Das Jüdische Logbuch 09. Aug 2019

Die letzte Ruhe ohne Grab

Jerusalem, Juli 2019. Avner Shalev sitzt ruhig in seinem Sessel. Es ist ein Gespräch über Erinnerungskultur, Aufklärungs- und Bildungsarbeit in Schulen zum Thema Schoah ausserhalb der sogenannten westlichen Welt. Er hört zu, analysiert rasch und sucht nach Wegen für Programme. Shalev leitet die Holocaust-Gedenkstätte Yad Vashem seit 1993. Er hat sie zu einer unabhängigen eigenständigen Institution etabliert. Unabhängig auch von der Politik, wenngleich der Gedenkstätte gerade in den letzten Monaten vorgeworfen wird, dass antidemokratische und teils antisemitische Politiker kritiklos empfangen oder sogar hofiert werden. Shalev diente als Brigadegeneral und Offizier in der israelischen Armee in vier Kriegen.

Es ist Ende Juli. Es sind vor allem IDF-Einheiten, die an diesem Vormittag die Gedenkstätte besuchen. Meist in Verbindung mit dem Soldatenfriedhof in unmittelbarer Nähe. Shalev hat sich von der Politik und Politikern freigehalten. Und doch wusste er stets pragmatisch damit umzugehen und trotzdem die Unabhängigkeit zu wahren. Wer für diese in Zukunft stehen wird, bleibt ungewiss. Im Herbst wird Avner Shalev als Vorsitzender von Yad Vashem abtreten. Seine Nachfolgerin und oder sein Nachfolger wird durch die neue Regierung beziehungsweise den neuen Erziehungsminister im Nachgang zu den vorgezogenen Neuwahlen von September bestimmt werden. Die Befürchtung ist gross, dass Yad Vashem zum Politikum wird oder gemacht werden könnte, wie bereits in den letzten Jahren unter dem im Frühjahr abgewählten Erziehungsminister Naftali Bennett zunehmend politischen Einfluss auf Schulbücher und Unterricht genommen wurde. Die Schoah würde nicht zum ersten Mal instrumentalisiert, wie schon früh die unter anderem die israelische Professorin Idith Zertal in mehreren Büchern und unter anderem «Israel's Holocaust and the Politics of Nationhood» aufzeigte.

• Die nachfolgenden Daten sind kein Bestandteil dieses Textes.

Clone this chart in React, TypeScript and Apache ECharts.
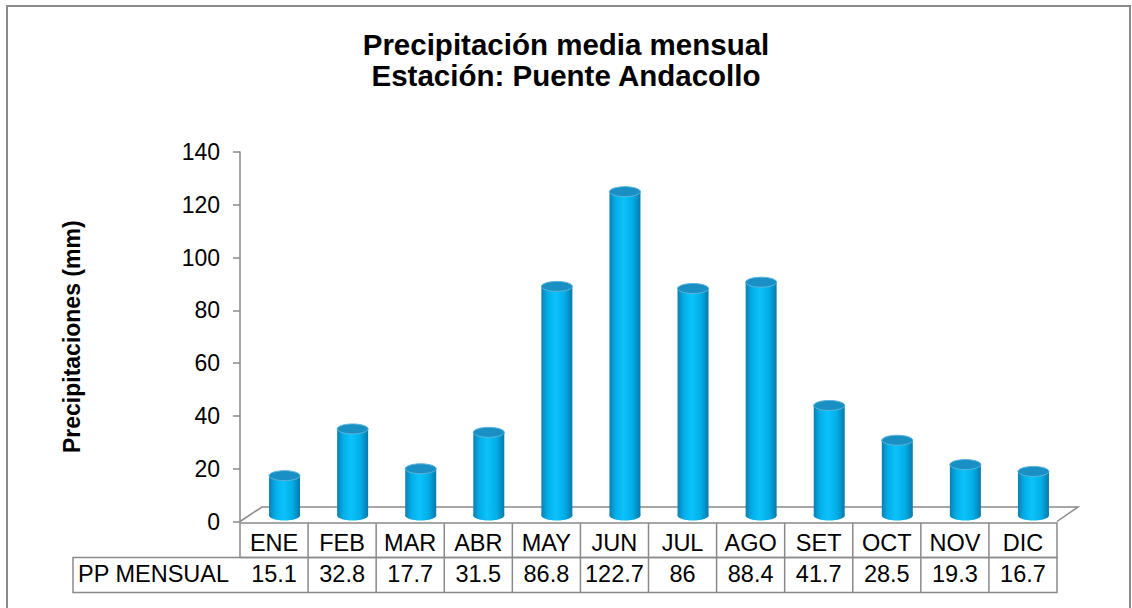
import React, { useEffect, useRef } from "react";
import * as echarts from "echarts";

const categories = ["ENE", "FEB", "MAR", "ABR", "MAY", "JUN", "JUL", "AGO", "SET", "OCT", "NOV", "DIC"];
const ppMensual = [15.1, 32.8, 17.7, 31.5, 86.8, 122.7, 86, 88.4, 41.7, 28.5, 19.3, 16.7];
const rowLabel = "PP MENSUAL";
const titleLines = ["Precipitación media mensual", "Estación: Puente Andacollo"];
const yAxisName = "Precipitaciones (mm)";
const yMin = 0;
const yMax = 140;
const yInterval = 20;

const FONT = "'Liberation Sans', Arial, sans-serif";
const W = 1132;
const H = 608;
const GL = 240;
const GR = 1057;
const GT = 152;
const GB = 521.5;
const COLW = (GR - GL) / categories.length;
const DX = 10.5;
const DY = -6;
const GRAY = "#8a8a8a";
const TABLE_FS = 23.5;

export default function App() {
  const ref = useRef<HTMLDivElement>(null);

  useEffect(() => {
    if (!ref.current) return;
    const chart = echarts.init(ref.current, null, { renderer: "svg" });

    const bodyGrad = () =>
      new echarts.graphic.LinearGradient(0, 0, 1, 0, [
        { offset: 0, color: "#0b7fb2" },
        { offset: 0.2, color: "#03aee8" },
        { offset: 0.45, color: "#0cc2fa" },
        { offset: 0.75, color: "#02aee8" },
        { offset: 1, color: "#0a78a8" },
      ]);

    const row1Top = 523;
    const row2Top = 557.5;
    const row2Bot = 592.5;
    const tableLeft = 73;

    const graphics: any[] = [
      {
        type: "rect",
        shape: { x: 7, y: 6, width: 1123, height: 640 },
        style: { fill: "none", stroke: GRAY, lineWidth: 2 },
        silent: true,
        z: 0,
      },
      {
        type: "polyline",
        shape: { points: [[GL, GB], [GL + 22, GB - 14.5], [GR + 21, GB - 14.5], [GR, GB]] },
        style: { fill: "none", stroke: GRAY, lineWidth: 1.5 },
        silent: true,
        z: 1,
      },
      {
        type: "rect",
        shape: { x: GL, y: row1Top, width: GR - GL, height: row2Top - row1Top },
        style: { fill: "none", stroke: GRAY, lineWidth: 1.5 },
        silent: true,
      },
      {
        type: "rect",
        shape: { x: tableLeft, y: row2Top, width: GR - tableLeft, height: row2Bot - row2Top },
        style: { fill: "none", stroke: GRAY, lineWidth: 1.5 },
        silent: true,
      },
      {
        type: "text",
        x: tableLeft + 5,
        y: (row2Top + row2Bot) / 2 - 1,
        style: {
          text: rowLabel,
          fontSize: TABLE_FS,
          fontFamily: FONT,
          fill: "#000",
          verticalAlign: "middle",
          align: "left",
        },
      },
    ];
    for (let i = 1; i < categories.length; i++) {
      const x = GL + COLW * i;
      graphics.push({
        type: "line",
        shape: { x1: x, y1: row1Top, x2: x, y2: row2Bot },
        style: { stroke: GRAY, lineWidth: 1.5 },
        silent: true,
      });
    }

    chart.setOption({
      animation: false,
      backgroundColor: "#fff",
      title: {
        text: titleLines.join("\n"),
        left: "center",
        top: 24,
        textStyle: {
          fontSize: 29.5,
          fontWeight: "bold",
          fontFamily: FONT,
          color: "#000",
          lineHeight: 31,
        },
      },
      grid: { left: GL, top: GT, width: GR - GL, height: GB - GT },
      xAxis: [
        {
          type: "category",
          data: categories,
          axisLine: { show: false },
          axisTick: { show: false },
          axisLabel: {
            interval: 0,
            fontSize: TABLE_FS,
            fontFamily: FONT,
            color: "#000",
            margin: 21,
            verticalAlign: "middle",
          },
        },
        {
          type: "category",
          position: "bottom",
          data: ppMensual.map((v) => String(v)),
          axisLine: { show: false },
          axisTick: { show: false },
          axisLabel: {
            interval: 0,
            fontSize: TABLE_FS,
            fontFamily: FONT,
            color: "#000",
            margin: 52,
            verticalAlign: "middle",
          },
        },
      ],
      yAxis: {
        type: "value",
        min: yMin,
        max: yMax,
        interval: yInterval,
        name: yAxisName,
        nameLocation: "middle",
        nameGap: 157,
        nameRotate: 90,
        nameTextStyle: { fontSize: 23, fontWeight: "bold", fontFamily: FONT, color: "#000" },
        axisLine: { show: true, lineStyle: { color: GRAY, width: 1.5 } },
        axisTick: { show: true, length: 7, lineStyle: { color: GRAY, width: 1.5 } },
        axisLabel: { fontSize: 23, fontFamily: FONT, color: "#000", margin: 20 },
        splitLine: { show: false },
      },
      graphic: graphics,
      series: [
        {
          type: "custom",
          xAxisIndex: 0,
          data: ppMensual.map((v, i) => [i, v]),
          renderItem: (params: any, api: any) => {
            const b = api.coord([api.value(0), 0]);
            const t = api.coord([api.value(0), api.value(1)]);
            const cx = b[0] + DX;
            const base = b[1] + DY;
            const top = t[1] + DY;
            const w = 31;
            const rx = w / 2;
            const ry = 5;
            return {
              type: "group",
              children: [
                {
                  type: "ellipse",
                  shape: { cx, cy: base, rx, ry },
                  style: { fill: bodyGrad() },
                },
                {
                  type: "rect",
                  shape: { x: cx - rx, y: top, width: w, height: base - top },
                  style: { fill: bodyGrad() },
                },
                {
                  type: "ellipse",
                  shape: { cx, cy: top, rx, ry },
                  style: { fill: "#1a8fc4", stroke: "#5ab6dc", lineWidth: 1 },
                },
              ],
            };
          },
          z: 3,
        },
      ],
    });

    return () => chart.dispose();
  }, []);

  return (
    <div
      ref={ref}
      style={{ position: "fixed", left: 0, top: 0, width: W, height: H }}
    />
  );
}
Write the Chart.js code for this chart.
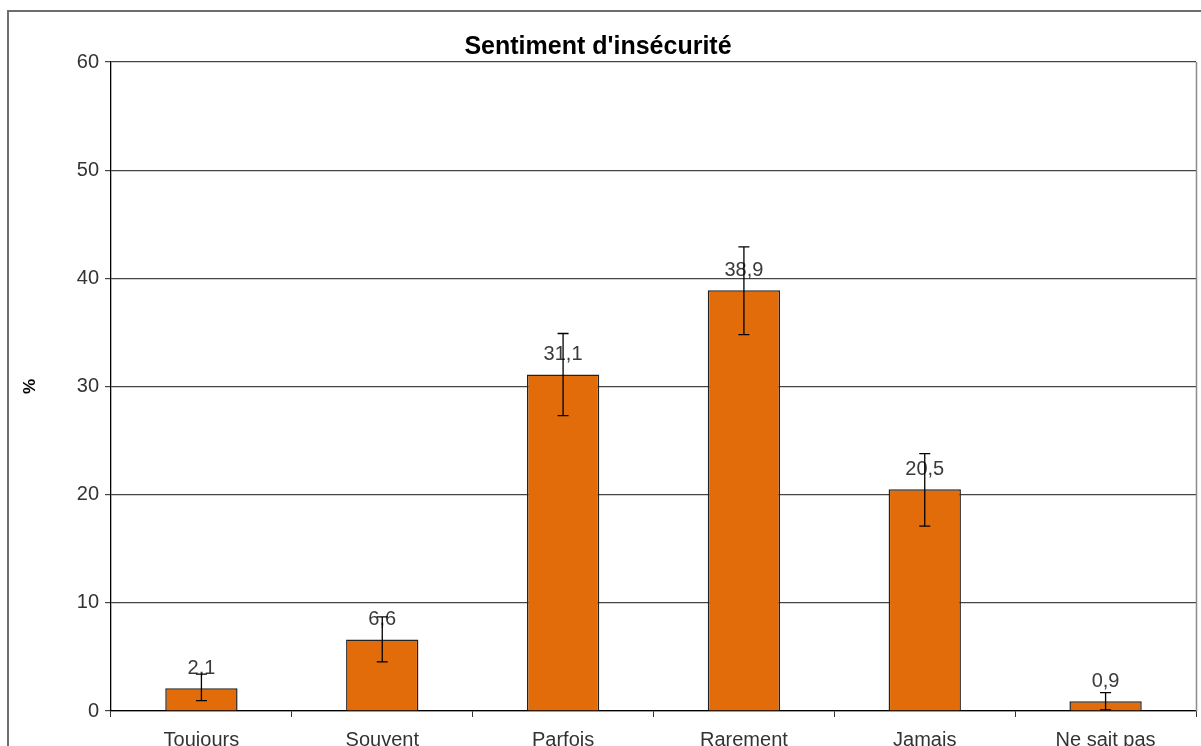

Die Sonne steht Senkrecht. Es ist Mittagszeit. Ein leichter warmer Wind rauscht durch die Bäume. Es ist eine unwirkliche Welt. Im Schatten sitzen Menschen, sprechen kaum. In diesen Tagen der drei Trauerwochen zwischen den Fasttagen 17. Tammus und 9. Aw (der am kommenden Sonntag begangen wird, siehe Standpunkt S. 5) besuchen viele Familien Yad Vashem, die der ermordeten Verwandten im Holocaust gedenken. Yad Vashem ist für viele eine Art Familienheimat des Gedenkens an Menschen geworden, die in Europa kein Grab, keinen Grabstein bekommen und nie die letzte Ruhe gefunden haben.

Yves Kugelmann ist Chefredaktor der JM Jüdischen Medien AG.